Vitamins May Help Relieve Diabetes Symptoms, Study

By Christine Hsu | Update Date: Apr 29, 2013 10:21 AM EDT

Vitamins may help ease symptoms in patients with diabetes, according to a new study.

Researchers at Tulane University revealed that vitamin therapy might help improve common symptoms of diabetic neuropathy such as pain, tingling and numbness in hands and feet.

Researchers followed 200 type 2 diabetes patients for six months.  Some of the patients were given Metanx, a vitamin-rich prescription medical food and other received a placebo.

"Within about two to three months patients taking Metanx started doing significantly better than those taking the placebo," lead researcher Dr. Vivian Fonseca, Tullis-Tulane Alumni Chair in Diabetes and past president of science and medicine for the American Diabetes Association, said in a news release.

"Neuropathy basically means abnormalities of the nerves," says Fonseca. "In diabetes the classic case is peripheral neuropathy, affecting the ends of nerves in the hands and feet."

Researchers explain that up to 60 percent of diabetes patients experience symptoms of peripheral neuropathy. What's more, the condition can get worse if the disease is not managed.

"The major causes of neuropathy are diabetes; in the past, leprosy; some infections; and vitamin deficiency," Fonseca explained.

Fonseca and his team decided to conduct the latest study after coming across several reports revealing that high doses of vitamins may ease neuropathy symptoms.

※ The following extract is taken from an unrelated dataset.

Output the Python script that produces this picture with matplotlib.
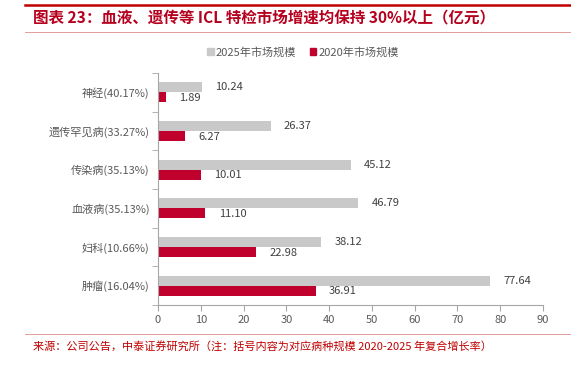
import matplotlib
matplotlib.use("Agg")
import matplotlib.pyplot as plt
from matplotlib.lines import Line2D
from matplotlib.patches import Patch

plt.rcParams['font.family'] = ['Noto Sans CJK SC', 'DejaVu Sans']

categories = ['肿瘤(16.04%)', '妇科(10.66%)', '血液病(35.13%)', '传染病(35.13%)',
              '遗传罕见病(33.27%)', '神经(40.17%)']
values_2025 = [77.64, 38.12, 46.79, 45.12, 26.37, 10.24]
values_2020 = [36.91, 22.98, 11.10, 10.01, 6.27, 1.89]
series_names = ['2025年市场规模', '2020年市场规模']
x_ticks = [0, 10, 20, 30, 40, 50, 60, 70, 80, 90]

title = '图表 23：血液、遗传等 ICL 特检市场增速均保持 30%以上（亿元）'
source = '来源：公司公告，中泰证券研究所（注：括号内容为对应病种规模 2020-2025 年复合增长率）'

gray = '#C9C9C9'
red = '#C0002D'
txt_gray = '#595959'
spine_gray = '#A6A6A6'

W, H = 571, 369
fig = plt.figure(figsize=(W / 100, H / 100), dpi=100)
ax = fig.add_axes([158 / W, 1 - 305 / H, (543 - 158) / W, (305 - 73) / H])

y = list(range(len(categories)))
bh = 0.26
ax.barh([v + bh / 2 for v in y], values_2025, height=bh, color=gray, label=series_names[0])
ax.barh([v - bh / 2 for v in y], values_2020, height=bh, color=red, label=series_names[1])

for yi, v in zip(y, values_2025):
    ax.annotate(f'{v:.2f}', (v, yi + bh / 2), xytext=(9.5, 0), textcoords='offset points',
                va='center', ha='left', fontsize=8, color='#404040')
for yi, v in zip(y, values_2020):
    ax.annotate(f'{v:.2f}', (v, yi - bh / 2), xytext=(9.5, -0.5), textcoords='offset points',
                va='center', ha='left', fontsize=8, color='#404040')

ax.set_xlim(0, 90)
ax.set_ylim(-0.5, len(categories) - 0.5)
ax.set_xticks(x_ticks)
ax.set_yticks(y)
ax.set_yticklabels(categories)
ax.set_yticks([i - 0.5 for i in range(len(categories) + 1)], minor=True)
ax.tick_params(axis='y', which='major', length=0, pad=6, labelsize=8, labelcolor=txt_gray)
ax.tick_params(axis='y', which='minor', length=4, color=spine_gray, direction='out')
ax.tick_params(axis='x', which='major', length=4, color=spine_gray, labelsize=8,
               labelcolor=txt_gray, pad=3)
for s in ['top', 'right']:
    ax.spines[s].set_visible(False)
for s in ['left', 'bottom']:
    ax.spines[s].set_color(spine_gray)
    ax.spines[s].set_linewidth(0.8)

handles = [Patch(color=gray), Patch(color=red)]
fig.legend(handles, series_names, loc='center', bbox_to_anchor=(303 / W, 1 - 52 / H), ncol=2,
           frameon=False, fontsize=8, labelcolor=txt_gray, handlelength=0.6, handleheight=0.6,
           handletextpad=0.2, columnspacing=1.2)

fig.add_artist(Line2D([25 / W, 1], [1 - 5 / H] * 2, color='#C00000', linewidth=1.8))
fig.add_artist(Line2D([25 / W, 1], [1 - 32 / H] * 2, color='#E39B9B', linewidth=0.7))
fig.add_artist(Line2D([25 / W, 1], [1 - 334 / H] * 2, color='#E39B9B', linewidth=0.7))

fig.text(33 / W, 1 - 18 / H, title, fontsize=11.2, fontweight='bold', color='#B5001E',
         va='center', ha='left')
fig.text(33 / W, 1 - 347 / H, source, fontsize=8, color='#C00000', va='center', ha='left')

fig.savefig('out.png', dpi=100)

"I also found reports in the literature of Metanx, which contains high doses of B vitamins, helping people with neuropathy," Fonseca added.  However, researchers noted that the claims were not supported by clinical studies.

Fonseca said he suggested to the makers of Metanx, PamLab, a Covington, Louisiana-based company, to conduct a randomized controlled trial on the effectiveness of Metanx on easing diabetes symptoms.

"I suggested to PamLab that we should do a randomized controlled trial and they agreed to fund a multi-center trial at Tulane and five other sites," Fonseca explained.

"We analyzed the study data and found that patients had improvement in some parameters tested and those with subtle vitamin deficiencies did the best. That tells me that vitamin deficiency may have been contributing to a worsening of that patient's neuropathy and we corrected that," he concluded.

The findings are published in the The American Journal of Medicine.